• **The exercise**
Please write out the lines of the data exactly, beginning with the first and ending with the line containing "Chart.register(...registerables);"; leave the pictures behind.

====== Source data

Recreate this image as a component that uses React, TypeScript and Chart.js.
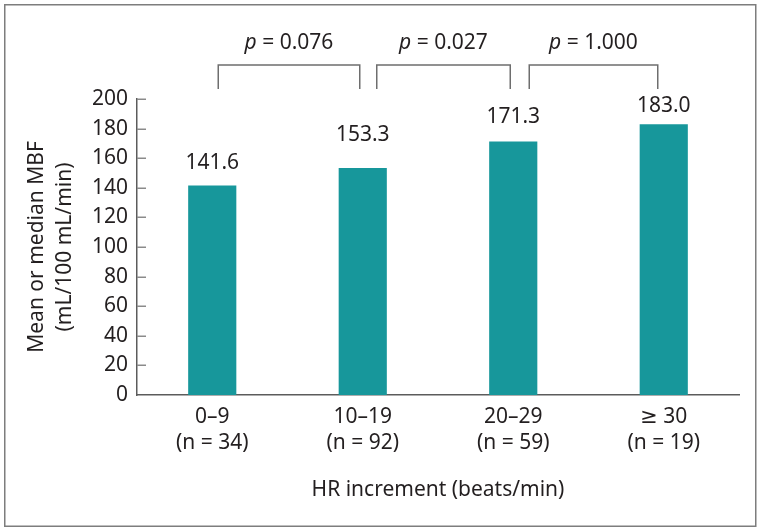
import React, { useEffect, useRef } from "react";
import { Chart, registerables } from "chart.js";

Chart.register(...registerables);

const categories: string[][] = [
  ["0–9", "(n = 34)"],
  ["10–19", "(n = 92)"],
  ["20–29", "(n = 59)"],
  ["≥ 30", "(n = 19)"],
];
const values: number[] = [141.6, 153.3, 171.3, 183.0];
const valueLabels: string[] = ["141.6", "153.3", "171.3", "183.0"];
const pValues: string[] = ["0.076", "0.027", "1.000"];
const yTitle: string[] = ["Mean or median MBF", "(mL/100 mL/min)"];
const xTitle = "HR increment (beats/min)";

const FONT = "'Noto Sans', 'DejaVu Sans', sans-serif";
const FS = 21;
const TEXT = "#231f20";
const BAR = "#17979b";
const AXIS = "#5c5c5c";
const BRACKET = "#6e6e6e";

// label offsets above bar tops (px)
const labelOffsets = [22, 33, 24, 18];
// bracket end insets from category centres (px)
const bracketStart = [6, 14, 16];
const bracketEnd = [3, 3, 6];

const decorPlugin = {
  id: "decor",
  afterDraw(chart: any) {
    const ctx = chart.ctx;
    const area = chart.chartArea;
    const xs = chart.scales.x;
    const ys = chart.scales.y;
    ctx.save();

    // frame
    ctx.strokeStyle = "#7d7d7d";
    ctx.lineWidth = 1.5;
    ctx.strokeRect(4.75, 4.75, 751, 521.5);

    // inward y ticks
    ctx.strokeStyle = "#8a8a8a";
    ctx.lineWidth = 1.5;
    for (const t of ys.ticks) {
      const y = Math.round(ys.getPixelForValue(t.value)) + 0.25;
      if (t.value === 0) continue;
      ctx.beginPath();
      ctx.moveTo(area.left, y);
      ctx.lineTo(area.left + 9, y);
      ctx.stroke();
    }

    // value labels
    ctx.fillStyle = TEXT;
    ctx.font = `${FS}px ${FONT}`;
    ctx.textAlign = "center";
    ctx.textBaseline = "middle";
    const meta = chart.getDatasetMeta(0);
    meta.data.forEach((bar: any, i: number) => {
      ctx.fillText(valueLabels[i], bar.x, bar.y - labelOffsets[i]);
    });

    // brackets
    const topY = area.top - 34;
    const legY = area.top - 10;
    ctx.strokeStyle = BRACKET;
    ctx.lineWidth = 1.5;
    pValues.forEach((p, i) => {
      const x1 = xs.getPixelForValue(i) + bracketStart[i];
      const x2 = xs.getPixelForValue(i + 1) - bracketEnd[i];
      ctx.beginPath();
      ctx.moveTo(x1, legY);
      ctx.lineTo(x1, topY);
      ctx.lineTo(x2, topY);
      ctx.lineTo(x2, legY);
      ctx.stroke();

      const cx = (x1 + x2) / 2;
      const ty = area.top - 56;
      const italic = `italic ${FS}px ${FONT}`;
      const normal = `${FS}px ${FONT}`;
      ctx.font = italic;
      const wp = ctx.measureText("p").width;
      ctx.font = normal;
      const rest = " = " + p;
      const wr = ctx.measureText(rest).width;
      const start = cx - (wp + wr) / 2;
      ctx.textAlign = "left";
      ctx.font = italic;
      ctx.fillText("p", start, ty);
      ctx.font = normal;
      ctx.fillText(rest, start + wp, ty);
    });
    ctx.restore();
  },
};

export default function App() {
  const ref = useRef<HTMLCanvasElement | null>(null);
  useEffect(() => {
    if (!ref.current) return;
    const chart = new Chart(ref.current, {
      type: "bar",
      data: {
        labels: categories,
        datasets: [
          {
            data: values,
            backgroundColor: BAR,
            borderWidth: 0,
            barPercentage: 0.32,
            categoryPercentage: 1,
          },
        ],
      },
      options: {
        responsive: false,
        animation: false,
        devicePixelRatio: 1,
        layout: { padding: { top: 99, right: 22, bottom: 0, left: 0 } },
        plugins: {
          legend: { display: false },
          tooltip: { enabled: false },
        },
        scales: {
          x: {
            grid: { display: false, drawTicks: false },
            border: { display: true, color: AXIS, width: 1.5 },
            ticks: {
              color: TEXT,
              font: { family: FONT, size: FS, lineHeight: 1.25 },
              padding: 9,
              maxRotation: 0,
              autoSkip: false,
            },
            title: {
              display: true,
              text: xTitle,
              color: TEXT,
              font: { family: FONT, size: FS, lineHeight: 1.2 },
              padding: { top: 0, bottom: 29 },
            },
            afterFit(scale: any) {
              scale.height = 137;
            },
          },
          y: {
            min: 0,
            max: 200,
            grid: { display: false, drawTicks: false },
            border: { display: true, color: AXIS, width: 1.5 },
            ticks: {
              stepSize: 20,
              color: TEXT,
              font: { family: FONT, size: FS },
              padding: 9,
            },
            title: {
              display: true,
              text: yTitle,
              color: TEXT,
              font: { family: FONT, size: FS, lineHeight: 1.333 },
              padding: { top: 23, bottom: 0 },
            },
            afterFit(scale: any) {
              scale.width = 137;
            },
          },
        },
      },
      plugins: [decorPlugin],
    });
    return () => chart.destroy();
  }, []);
  return (
    <div style={{ position: "fixed", left: 0, top: 0, width: 761, height: 532, background: "#fff" }}>
      <canvas ref={ref} width={761} height={532} style={{ display: "block" }} />
    </div>
  );
}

============

• **Result**
Recreate this image as a component that uses React, TypeScript and Chart.js.
import React, { useEffect, useRef } from "react";
import { Chart, registerables } from "chart.js";

Chart.register(...registerables);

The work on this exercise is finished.